Today’s trending hashtag, #derangedpoetess, was born from all this coverage, sparked by a Twitter storm about Oliver Thring’s interview with Howe in the Sunday Times last week. Posted on social media, it immediately attracted comment for its derisive terms of faint praise: “Howe’s thin new volume... took her ten years to write...” Thring says, describing speaking to “...this Cambridge English don whose PhD, she says, was on ‘visual imagination and visual vividness in language’ is to undergo a tutorial sprinkled with wordy phrases...” She “barks a nervous laugh”; her verse “pummels the reader with allusion, scholarship, and a brusque, sixth-formy emphasis on her own intelligence.” It is entirely dismissive.

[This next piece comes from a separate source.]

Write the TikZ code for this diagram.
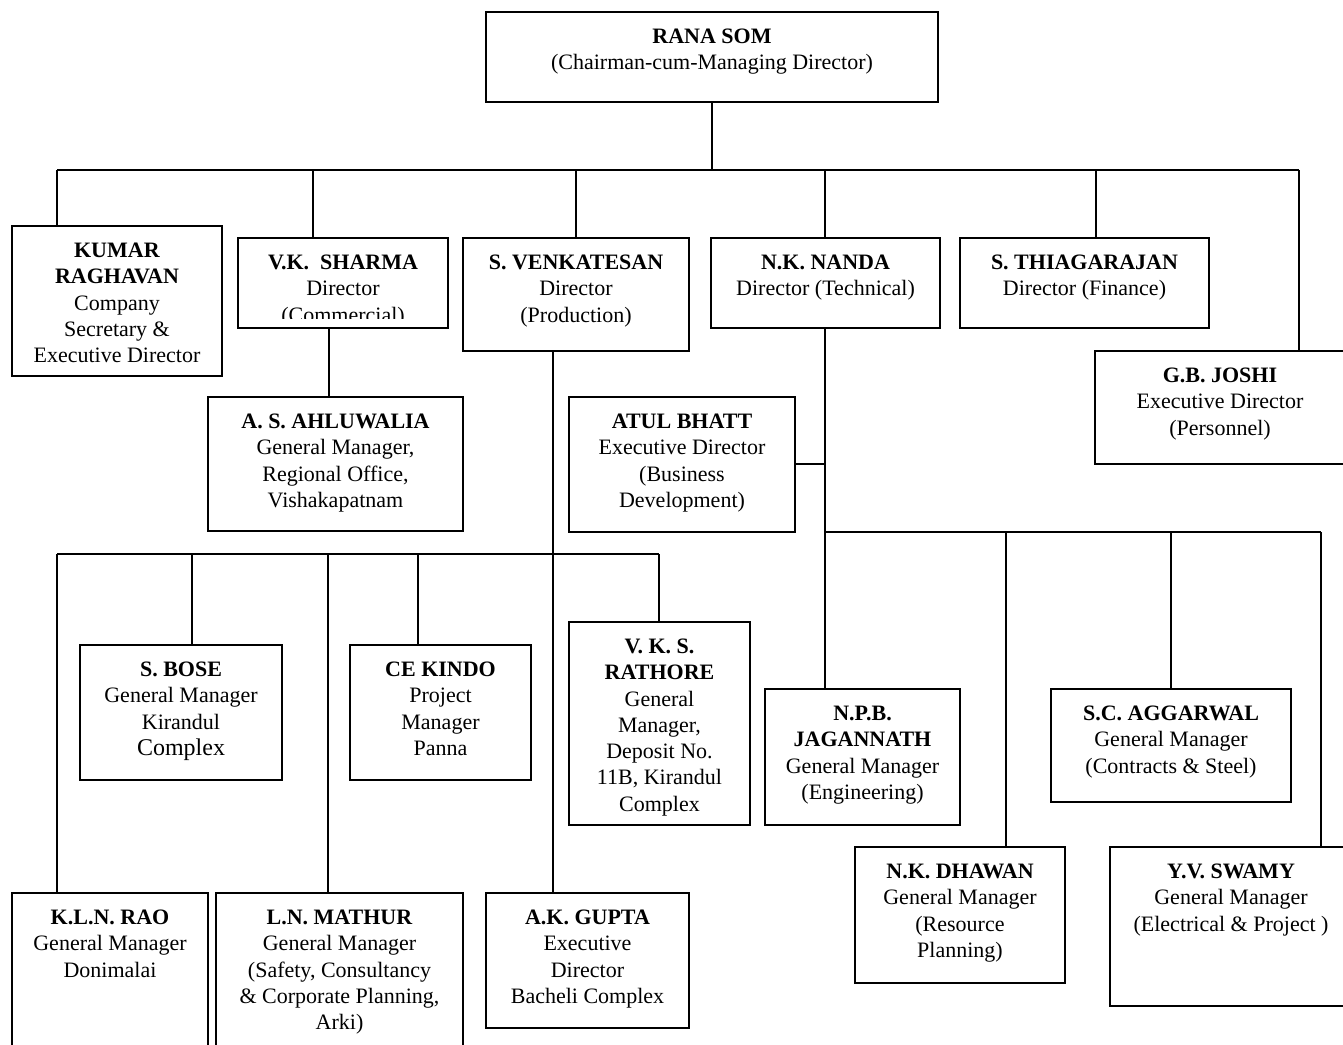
\documentclass[tikz,border=0pt]{standalone}
\usepackage{fontspec}
\setmainfont{Liberation Serif}
\newcommand\orgbox[5]{\node[box, minimum width={#4-#2}, minimum height={#5-#3}] (#1) at ({(#2+#4)/2},{-(#3+#5)/2}) {};}
\newcommand\orgtext[2]{\node[txt] (#1-t) at ([yshift=-13pt]#1.north) {\strut #2};}
\begin{document}
\begin{tikzpicture}[x=1pt,y=1pt,
  box/.style={draw, line width=1.6pt, inner sep=0pt, outer sep=0pt, rectangle},
  txt/.style={align=center, inner sep=0pt, outer sep=0pt, anchor=north, font=\fontsize{22}{26.3}\selectfont},
  conn/.style={line width=1.6pt}]
\useasboundingbox (0,0) rectangle (1343,-1044);
\clip (0,0) rectangle (1343,-1044);

% boxes
\orgbox{rana}{486}{12}{938}{102}
\orgbox{kumar}{12}{226}{222}{376}
\orgbox{sharma}{238}{238}{448}{328}
\orgbox{venk}{463}{238}{689}{351}
\orgbox{nanda}{711}{238}{940}{328}
\orgbox{thiag}{960}{238}{1209}{328}
\orgbox{joshi}{1095}{351}{1345}{464}
\orgbox{ahlu}{208}{397}{463}{531}
\orgbox{bhatt}{569}{397}{795}{532}
\orgbox{bose}{80}{645}{282}{780}
\orgbox{kindo}{350}{645}{531}{780}
\orgbox{rathore}{569}{622}{750}{825}
\orgbox{kln}{12}{893}{208}{1060}
\orgbox{mathur}{216}{893}{463}{1060}
\orgbox{gupta}{486}{893}{689}{1028}
\orgbox{jagan}{765}{689}{960}{825}
\orgbox{aggar}{1051}{689}{1291}{802}
\orgbox{dhawan}{855}{847}{1065}{983}
\orgbox{swamy}{1110}{847}{1352}{1006}

% texts
\orgtext{rana}{\textbf{RANA SOM}\\(Chairman-cum-Managing Director)}
\orgtext{kumar}{\textbf{KUMAR}\\\textbf{RAGHAVAN}\\Company\\Secretary \&\\Executive Director}
\begin{scope}
  \clip (sharma.north west) rectangle ([yshift=10pt]sharma.south east);
  \orgtext{sharma}{\textbf{V.K.\ \ SHARMA}\\Director\\(Commercial)}
\end{scope}
\orgtext{venk}{\textbf{S. VENKATESAN}\\Director\\(Production)}
\orgtext{nanda}{\textbf{N.K. NANDA}\\Director (Technical)}
\orgtext{thiag}{\textbf{S. THIAGARAJAN}\\Director (Finance)}
\orgtext{joshi}{\textbf{G.B. JOSHI}\\Executive Director\\(Personnel)}
\orgtext{ahlu}{\textbf{A. S. AHLUWALIA}\\General Manager,\\Regional Office,\\Vishakapatnam}
\orgtext{bhatt}{\textbf{ATUL BHATT}\\Executive Director\\(Business\\Development)}
\orgtext{bose}{\textbf{S. BOSE}\\General Manager\\Kirandul\\{\fontsize{24}{26.3}\selectfont Complex}}
\orgtext{kindo}{\textbf{CE KINDO}\\Project\\Manager\\Panna}
\orgtext{rathore}{\textbf{V. K. S.}\\\textbf{RATHORE}\\General\\Manager,\\Deposit No.\\11B, Kirandul\\Complex}
\orgtext{kln}{\textbf{K.L.N. RAO}\\General Manager\\Donimalai}
\orgtext{mathur}{\textbf{L.N. MATHUR}\\General Manager\\(Safety, Consultancy\\\& Corporate Planning,\\Arki)}
\orgtext{gupta}{\textbf{A.K. GUPTA}\\Executive\\Director\\Bacheli Complex}
\orgtext{jagan}{\textbf{N.P.B.}\\\textbf{JAGANNATH}\\General Manager\\(Engineering)}
\orgtext{aggar}{\textbf{S.C. AGGARWAL}\\General Manager\\(Contracts \& Steel)}
\orgtext{dhawan}{\textbf{N.K. DHAWAN}\\General Manager\\(Resource\\Planning)}
\orgtext{swamy}{\textbf{Y.V. SWAMY}\\General Manager\\(Electrical \& Project )}

% top-level bus
\coordinate (busAl) at (57,-170);
\coordinate (busAr) at (1299,-170);
\coordinate (dS) at (313,-170);
\coordinate (dV) at (576,-170);
\coordinate (dN) at (825,-170);
\coordinate (dT) at (1096,-170);
\coordinate (dR) at (712,-170);
\draw[conn] (rana.south -| dR) -- (dR);
\draw[conn] (busAl) -- (busAr);
\draw[conn] (busAl) -- (busAl |- kumar.north);
\draw[conn] (dS) -- (dS |- sharma.north);
\draw[conn] (dV) -- (dV |- venk.north);
\draw[conn] (dN) -- (dN |- nanda.north);
\draw[conn] (dT) -- (dT |- thiag.north);
\draw[conn] (busAr) -- (busAr |- joshi.north);

% commercial
\coordinate (dA) at (329,0);
\draw[conn] (sharma.south -| dA) -- (ahlu.north -| dA);

% production
\coordinate (vx) at (553,-554);
\coordinate (busBl) at (57,-554);
\coordinate (busBr) at (659,-554);
\coordinate (dBo) at (192,-554);
\coordinate (dMa) at (328,-554);
\coordinate (dKi) at (418,-554);
\draw[conn] (venk.south -| vx) -- (gupta.north -| vx);
\draw[conn] (busBl) -- (busBr);
\draw[conn] (busBl) -- (busBl |- kln.north);
\draw[conn] (dBo) -- (dBo |- bose.north);
\draw[conn] (dMa) -- (dMa |- mathur.north);
\draw[conn] (dKi) -- (dKi |- kindo.north);
\draw[conn] (busBr) -- (busBr |- rathore.north);

% technical
\coordinate (nx) at (825,-532);
\coordinate (bx) at (825,-464);
\coordinate (busCr) at (1321,-532);
\coordinate (dDh) at (1006,-532);
\coordinate (dAg) at (1171,-532);
\draw[conn] (nanda.south -| nx) -- (jagan.north -| nx);
\draw[conn] (bhatt.east |- bx) -- (bx);
\draw[conn] (nx) -- (busCr);
\draw[conn] (dDh) -- (dDh |- dhawan.north);
\draw[conn] (dAg) -- (dAg |- aggar.north);
\draw[conn] (busCr) -- (busCr |- swamy.north);
\end{tikzpicture}
\end{document}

Here it is pic.twitter.com/WtZpfA2FRz

— Amy Key (@msamykey) January 22, 2016

Thring may not be much of a poetry reader – of course he wants to talk about her husband and the furnishings. But facts are easy to check: Howe really is a Renaissance scholar, and her PhD really was on this subject – it doesn’t need quotation marks. And if hyperreality and interleavings are a wordy “pummeling”, one hopes for Mr Thring’s sake that Sir Geoffrey Hill or Jeremy Prynne never wins a big prize.

The author’s claim not to be sexist wasn’t exactly helped by his tweet: “This gentle interview with a leading young poet has led various deranged poetesses to call me thick, sexist etc”. Here’s the thing: people who don’t belittle women also don’t use the term ‘poetesses’.

This gentle interview with a leading young poet has led various deranged poetesses to call me thick, sexist etc... https://t.co/AN5F2TDbzM

— Oliver Thring (@oliverthring) January 22, 2016

So here we have had three male-centric media bastions – and check the VIDA figures if you think I’m making that up – damning a 30-something woman for having won a major book award. They’ve got her on her education, her vocabulary, her “tasteful” home and her looks – everything but her poetry. They don’t like it. One well-known male poet summed it up perfectly on Facebook: “Someone’s taken away their ball”.

Katy Evans-Bush is a poet. Her latest book is Forgive the Language: Essays on Poets & Poetry (published by Penned in the Margins).